Cahier Critique de la Poésie n°17
Par Anne Malaprade
Catherine Weinzaepflen
Le Temps du tableau
Des femmes
156 p., 15,00 E
Triptyque hybride, puisqu’il réunit des textes de genre varié – poèmes, scènes théâtrales, lettre – , ce livre regroupe des fragments écrits sur plusieurs années. Le Temps du tableau, c’est avant tout ce temps de l’écriture qui sait, si justement, prendre son temps. En effet, la langue de Catherine Weinzaepflen est une langue au repos, qui goûte et prélève dans le temps ce qui lui permet de saisir la présence, celle des mots enfin accordés à l’expérience. Expérience qui peut être le voyage, la rencontre, la contemplation, la pensée de la non-pensée : ces états ou actes par lesquels la conscience se tient au bord du vide, tout près du monde et de l’Autre, et pourtant, irrémédiablement solitaire. Ni le temps ni le tableau ne sont indemnes : leurs blessures quelquefois invisibles, paisibles même, touchent jusqu’à l’écriture. La légèreté du vers n’est qu’apparente : coupé et coupant sans être incisif, il décape les couches du temps qui pourraient fossiliser l’émotion.
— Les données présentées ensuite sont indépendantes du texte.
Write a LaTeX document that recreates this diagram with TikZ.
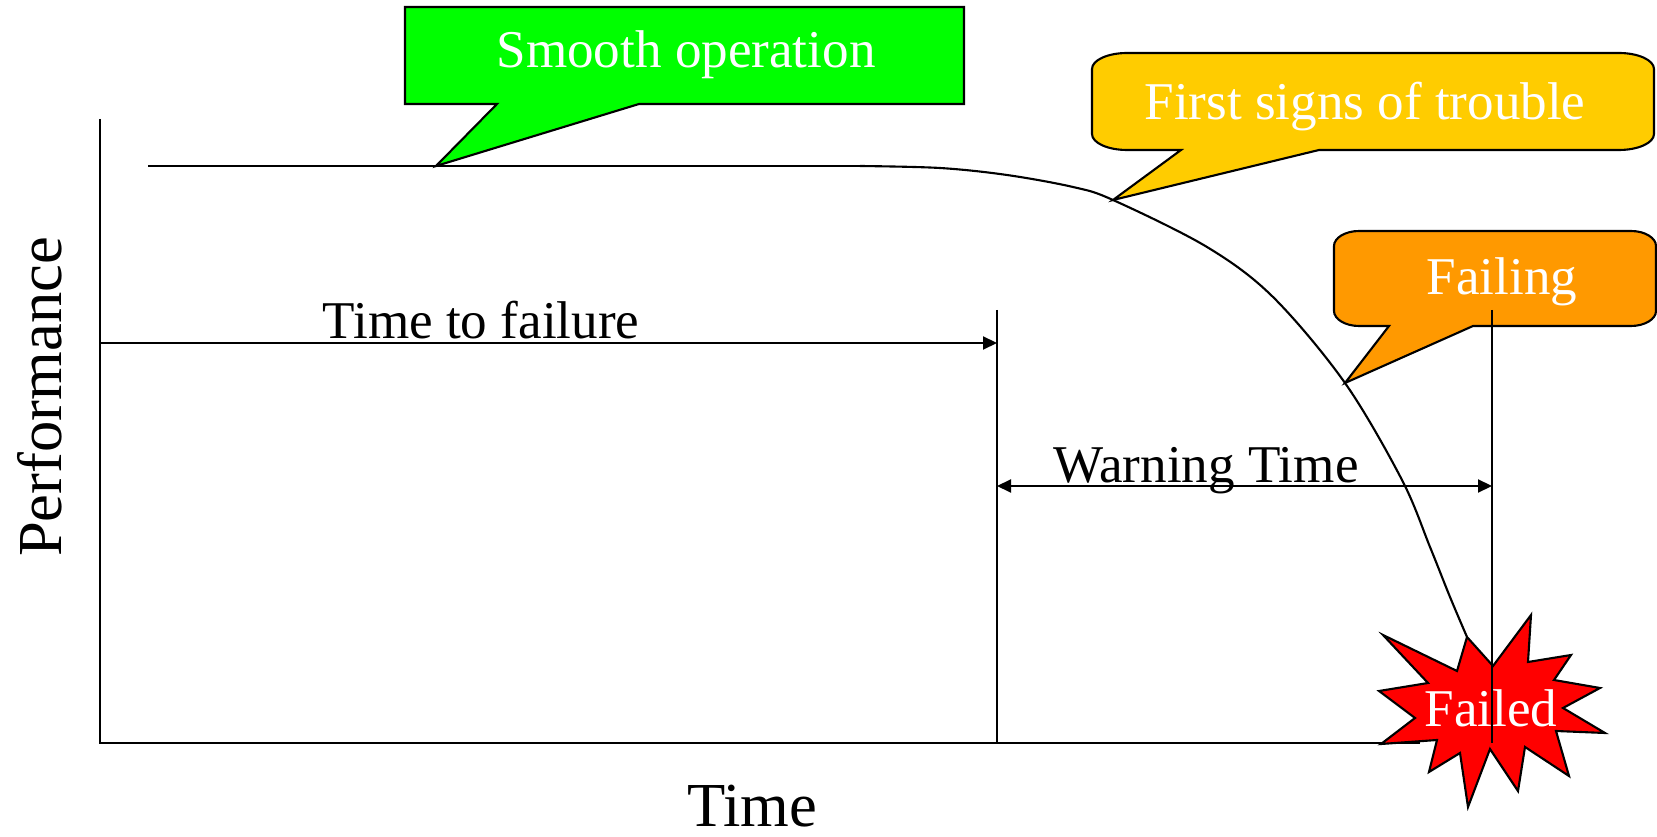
\documentclass[tikz,border=0pt]{standalone}
\usepackage{fontspec}
\setmainfont{Liberation Serif}
\usetikzlibrary{arrows.meta}
\definecolor{bgreen}{RGB}{0,255,0}
\definecolor{byellow}{RGB}{255,204,0}
\definecolor{borange}{RGB}{255,153,0}
\definecolor{bred}{RGB}{255,0,0}
\begin{document}
\begin{tikzpicture}[x=0.01cm,y=-0.01cm, line width=0.6pt,
 lbl/.style={font=\fontsize{15.1}{18}\selectfont, anchor=base, inner sep=0pt},
 wlbl/.style={lbl, text=white},
 axlbl/.style={font=\fontsize{17.8}{21}\selectfont, anchor=base, inner sep=0pt},
 bubble/.style={draw=black, line width=0.6pt, line join=miter},
 arr/.style={-{Triangle[length=0.14cm,width=0.13cm]}},
 darr/.style={{Triangle[length=0.14cm,width=0.13cm]}-{Triangle[length=0.14cm,width=0.13cm]}}]
\useasboundingbox (0,0) rectangle (1657,837);
% axes
\coordinate (Ytop) at (100,119);
\coordinate (O) at (100,743);
\coordinate (Xend) at (1420,743);
\draw (Ytop) -- (O) -- (Xend);
% performance curve
\coordinate (c0) at (148,166);
\coordinate (c1) at (860,166);
\coordinate (tipG) at (436,166);
\coordinate (tipY) at (1113,200);
\coordinate (tipO) at (1345,383);
\coordinate (cEnd) at (1467,637);
\draw (c0) -- (c1);
\draw plot[smooth, tension=0.55] coordinates {(c1) (940,168) (1007,175) (1073,187) (tipY) (1207,247) (1273,297) (tipO) (1402,480) (1430,547) (1450,597) (cEnd)};
% time markers
\coordinate (t1top) at (997,310);
\coordinate (t1bot) at (997,743);
\coordinate (t2top) at (1492,310);
\coordinate (t2bot) at (1492,743);
\coordinate (ttfS) at (100,343);
\coordinate (ttfE) at (997,343);
\coordinate (wtS) at (997,486);
\coordinate (wtE) at (1492,486);
\draw (t1top) -- (t1bot);
\draw[arr] (ttfS) -- (ttfE);
\draw[darr] (wtS) -- (wtE);
% callouts
\path[bubble, fill=bgreen] (405,7) -- (964,7) -- (964,104) -- (639,104) -- (tipG) -- (497,104) -- (405,104) -- cycle;
\path[bubble, fill=byellow] (1092,69) .. controls (1092,60) and (1108,53) .. (1127,53) -- (1619,53) .. controls (1638,53) and (1654,60) .. (1654,69) -- (1654,134) .. controls (1654,143) and (1638,150) .. (1619,150) -- (1319,150) -- (tipY) -- (1181,150) -- (1127,150) .. controls (1108,150) and (1092,143) .. (1092,134) -- cycle;
\path[bubble, fill=borange] (1334,246) .. controls (1334,238) and (1345,231) .. (1359,231) -- (1631,231) .. controls (1645,231) and (1656,238) .. (1656,246) -- (1656,311) .. controls (1656,319) and (1645,326) .. (1631,326) -- (1473,326) -- (tipO) -- (1389,326) -- (1359,326) .. controls (1345,326) and (1334,319) .. (1334,311) -- cycle;
% explosion
\path[bubble, fill=bred] (1383,635) -- (1457,671) -- (1467,637) -- (1493,666) -- (1531,615) -- (1528,662) -- (1571,655) -- (1554,680) -- (1600,688) -- (1563,708) -- (1605,733) -- (1556,731) -- (1569,776) -- (1525,747) -- (1518,791) -- (1490,749) -- (1468,807) -- (1460,753) -- (1429,772) -- (1437,740) -- (1381,744) -- (1415,718) -- (1379,691) -- (1428,683) -- cycle;
\draw (t2top) -- (t2bot);
% labels
\node[lbl] (ttf) at (481,339) {Time to failure};
\node[lbl] (wt) at (1206,483) {Warning Time};
\node[wlbl] (smooth) at (686,68) {Smooth operation};
\node[wlbl] (first) at (1365,120) {First signs of trouble};
\node[wlbl] (failing) at (1502,295) {Failing};
\node[wlbl] (failed) at (1491,726) {Failed};
\node[axlbl] (xlab) at (752,827) {Time};
\node[axlbl, rotate=90] (ylab) at (61,397) {Performance};
\end{tikzpicture}
\end{document}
Et cette dernière provient de la coexistence des temps que cette écriture verticale découpe et suture tempo continu. Temps mêlés et démêlés, tableaux vivants, images fixes ou mouvementées, scènes vues, peinture sur pellicule, cadres de vie : les tableaux voyagent dans une temporalité intime qui articule ce que voir veut dire, ce que voir dit, puisque « les mots, la vie des mots / sont ma survie ».